| HN Mirror

Y	Hacker News new \| ask \| show \| jobs


	by squigz 798 days ago
	I don't think that's how robots.txt or scraping really works. Do you expect scrapers to announce every bot they run? Do you expect webmasters to add a robots rule for every bot? If someone didn't want OpenAI or anyone else scraping their site, whether OpenAI or anyone else announces they're scraping doesn't matter, if they respect robots.txt, and you have rules to catch unannounced scrapers.

1 comments

cuddlyogre 798 days ago

What I'm saying is that it doesn't matter if you disallow them access now, because they've already gotten everything they want, whether you wanted it or not.

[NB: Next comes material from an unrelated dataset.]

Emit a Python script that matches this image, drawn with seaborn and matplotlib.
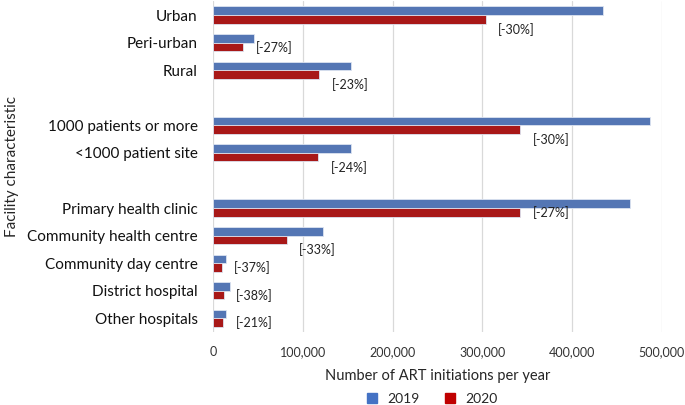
import matplotlib
matplotlib.use("Agg")
import matplotlib.pyplot as plt
import matplotlib.ticker as mticker
from matplotlib.lines import Line2D
import pandas as pd
import seaborn as sns


categories = [
    "Urban", "Peri-urban", "Rural",
    "1000 patients or more", "<1000 patient site",
    "Primary health clinic", "Community health centre", "Community day centre",
    "District hospital", "Other hospitals",
]
# blank rows separate the three groups
row_order = [
    "Urban", "Peri-urban", "Rural", "",
    "1000 patients or more", "<1000 patient site", " ",
    "Primary health clinic", "Community health centre", "Community day centre",
    "District hospital", "Other hospitals",
]
initiations_2019 = [435000, 46000, 154000, 487000, 154000, 465000, 123000, 15000, 19000, 14700]
initiations_2020 = [304000, 33500, 118000, 342000, 117000, 342000, 82000, 9500, 11800, 11600]
pct_change = ["[-30%]", "[-27%]", "[-23%]", "[-30%]", "[-24%]",
              "[-27%]", "[-33%]", "[-37%]", "[-38%]", "[-21%]"]
label_low = [True, False, True, True, True, False, True, False, False, False]

years = ["2019", "2020"]
colors = {"2019": "#4472C4", "2020": "#C00000"}

df = pd.DataFrame({
    "category": categories * 2,
    "year": ["2019"] * len(categories) + ["2020"] * len(categories),
    "value": initiations_2019 + initiations_2020,
})

sns.set_style("white")
plt.rcParams["font.family"] = ["Lato", "DejaVu Sans"]

fig = plt.figure(figsize=(6.85, 4.05), dpi=100)
ax = fig.add_axes([0.311, 0.18, 0.655, 0.817])

sns.barplot(
    data=df, y="category", x="value", hue="year", order=row_order,
    hue_order=years, palette=colors, orient="h", width=0.62,
    edgecolor="#dce3f0", linewidth=0.6, ax=ax, legend=False,
)

for cat, val, txt, low in zip(categories, initiations_2020, pct_change, label_low):
    yi = row_order.index(cat)
    ax.annotate(txt, xy=(val, yi + (0.52 if low else 0.17)), xytext=(9, 0),
                textcoords="offset points", ha="left", va="center",
                fontsize=9, color="#222222")

ax.set_xlim(0, 500000)
ax.set_ylim(len(row_order) - 0.5, -0.5)
ax.xaxis.set_major_locator(mticker.MultipleLocator(100000))
ax.xaxis.set_major_formatter(mticker.FuncFormatter(lambda v, p: f"{int(v):,}"))
ax.grid(axis="x", color="#d9d9d9", linewidth=0.9)
ax.set_axisbelow(True)
for s in ax.spines.values():
    s.set_visible(False)
ax.tick_params(axis="both", length=0)
ax.tick_params(axis="y", labelsize=11, pad=11, labelcolor="#111111")
ax.tick_params(axis="x", labelsize=9, pad=10, labelcolor="#333333")
ax.set_xlabel("Number of ART initiations per year", fontsize=10.5, labelpad=8)
ax.set_ylabel("Facility characteristic", fontsize=11, labelpad=6)

handles = [Line2D([], [], marker="s", linestyle="", markersize=7,
                  markerfacecolor=colors[y], markeredgecolor=colors[y]) for y in years]
fig.legend(handles, years, loc="lower center", ncol=2, frameon=False,
           fontsize=10, bbox_to_anchor=(0.625, -0.03), handletextpad=0.1,
           columnspacing=1.2)

fig.savefig("out.png", dpi=100)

The difference between this scraper and other scrapers is that normally, scrapers are usually used for personal or nefarious purposes.

The data scraped for AI models is used explicitly for a commercial purpose by a commercial entity and the original creator received zero compensation or notice that their work was going to be used in a commercial product. The actual rights holders of the works that were used in an unauthorized manner have no way to seek compensation or removal of their work from this commercial product.

There is little material difference between this behavior and if someone downloaded your site and used its content in a book they were selling. It doesn't matter that you discovered this book was printed two years ago. Your work is still being used without your permission.

When the little guy does it, that's called piracy and theft. When billion dollar corporate entities do it, it's called a technological marvel.

squigz 798 days ago

> The difference between this scraper and other scrapers is that normally, scrapers are usually used for personal or nefarious purposes.

This doesn't seem accurate at all. Plenty of businesses are built on scraping data; see: Google.

> The data scraped for AI models is used explicitly for a commercial purpose by a commercial entity and the original creator received zero compensation or notice that their work was going to be used in a commercial product. The actual rights holders of the works that were used in an unauthorized manner have no way to seek compensation or removal of their work from this commercial product.

I think the questions of fair use might keep us busy for hours.

> There is little material difference between this behavior and if someone downloaded your site and used its content in a book they were selling. It doesn't matter that you discovered this book was printed two years ago. Your work is still being used without your permission.

I think a more fair comparison would be if someone used my website as reference/inspiration/etc when writing a book.